Transverse fold evolution in the External Sierra,southern Pyrenees,Spain

Fault-slip data are used to reconstruct varying tectonic regimes associated with transverse fold development along the eastern and southern margins of the Jaca basin, southern Pyrenees, Spain. The Spanish Pyrenean foreland consists of thrust sheets and leading-edge décollement folds which developed within piggyback basins. Guara Formation limestones on the margins of the Jaca basin were deposited synchronously with deformation and are exposed in the External Sierra. Within the transverse folds, principal shortening axes determined from P and T dihedra plots of fault-slip data show a shift from steep shortening in stratigraphically older beds to NNE–SSW horizontal shortening in younger beds. Older strata are characterized by extensional faults interpreted to result from halotectonic (salt tectonics) deformation, whereas younger strata are characterized by contraction and strike-slip faults interpreted to result from thrust sheet emplacement.

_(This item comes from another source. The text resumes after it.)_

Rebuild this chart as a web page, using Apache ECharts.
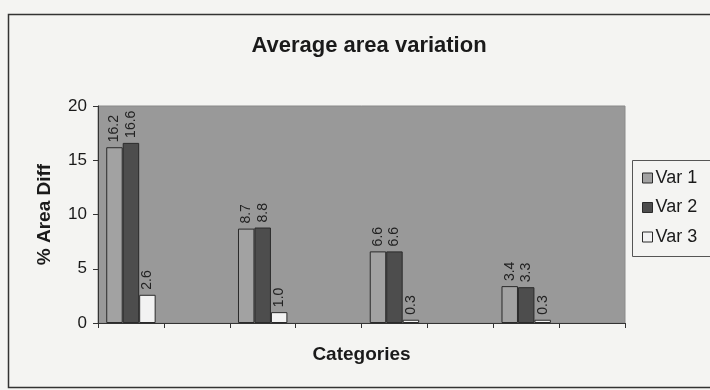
<!DOCTYPE html>
<html>
<head>
<meta charset="utf-8">
<script src="https://cdn.jsdelivr.net/npm/echarts@6/dist/echarts.min.js"></script>
<style>
html,body{margin:0;padding:0;background:#f4f4f2;}
#chart{width:710px;height:390px;}
</style>
</head>
<body>
<div id="chart"></div>
<script>
var categories = ['', '', '', '', '', '', '', ''];
var seriesNames = ['Var 1', 'Var 2', 'Var 3'];
var var1 = [16.2, null, 8.7, null, 6.6, null, 3.4, null];
var var2 = [16.6, null, 8.8, null, 6.6, null, 3.3, null];
var var3 = [2.6, null, 1.0, null, 0.3, null, 0.3, null];
var yTicks = [0, 5, 10, 15, 20];

var colors = ['#a2a2a2', '#4d4d4d', '#f2f2f2'];
var FONT = 'Liberation Sans, Arial';
var chart = echarts.init(document.getElementById('chart'));
function mk(name, data, color) {
  return {
    name: name, type: 'bar', data: data,
    barGap: '0%', barCategoryGap: '25%',
    itemStyle: {color: color, borderColor: '#2a2a2a', borderWidth: 1},
    label: {
      show: true, position: 'top', rotate: 90, align: 'left', verticalAlign: 'middle',
      distance: 5, fontFamily: FONT, fontSize: 14, color: '#222',
      formatter: function (p) { return p.value == null ? '' : p.value.toFixed(1); }
    }
  };
}
chart.setOption({
  backgroundColor: '#f4f4f2',
  animation: false,
  title: {
    text: 'Average area variation', left: 364, textAlign: 'center', top: 30,
    textStyle: {fontFamily: FONT, fontSize: 22, fontWeight: 'bold', color: '#1a1a1a'}
  },
  graphic: [
    {type: 'rect', shape: {x: 8.5, y: 14.5, width: 720, height: 373}, style: {fill: null, stroke: '#333', lineWidth: 1.5}, z: 0},
    {type: 'rect', shape: {x: 632.5, y: 160.5, width: 100, height: 96}, style: {fill: null, stroke: '#555', lineWidth: 1}, z: 10}
  ],
  legend: {
    orient: 'vertical', left: 637, top: 164, itemGap: 11.5,
    itemWidth: 10, itemHeight: 10, icon: 'rect',
    data: seriesNames,
    itemStyle: {borderColor: '#2a2a2a', borderWidth: 1},
    textStyle: {fontFamily: FONT, fontSize: 18, color: '#1a1a1a', padding: [0, 0, 0, -2]}
  },
  grid: {left: 98, right: 85, top: 106, bottom: 67, show: true, backgroundColor: '#999999', borderColor: '#8a8a8a', borderWidth: 1},
  xAxis: {
    type: 'category', data: categories,
    name: 'Categories', nameLocation: 'middle', nameGap: 22,
    nameTextStyle: {fontFamily: FONT, fontSize: 19, fontWeight: 'bold', color: '#1a1a1a'},
    axisLine: {lineStyle: {color: '#333', width: 1}},
    axisTick: {show: true, length: 5, lineStyle: {color: '#333'}},
    axisLabel: {show: false}
  },
  yAxis: {
    type: 'value', min: 0, max: 20, interval: 5,
    name: '% Area Diff', nameLocation: 'middle', nameGap: 44,
    nameTextStyle: {fontFamily: FONT, fontSize: 19, fontWeight: 'bold', color: '#1a1a1a'},
    axisLine: {show: true, lineStyle: {color: '#333', width: 1}},
    axisTick: {show: true, length: 5, lineStyle: {color: '#333'}},
    splitLine: {show: false},
    axisLabel: {fontFamily: FONT, fontSize: 17, color: '#1a1a1a', margin: 11,
      formatter: function (v) { return yTicks.indexOf(v) >= 0 ? String(v) : ''; }}
  },
  series: [mk(seriesNames[0], var1, colors[0]), mk(seriesNames[1], var2, colors[1]), mk(seriesNames[2], var3, colors[2])]
});
</script>
</body>
</html>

The interpretation of the timing for the shortening axes in the younger strata is supported by the observation that these axes are parallel to shortening axes determined from finite strain analysis, calcite twins, and regional thrusting directions determined from fault-related folds and slickenlines. This study shows that fault population analysis in syntectonic strata provides an opportunity to constrain kinematic evolution during orogeny.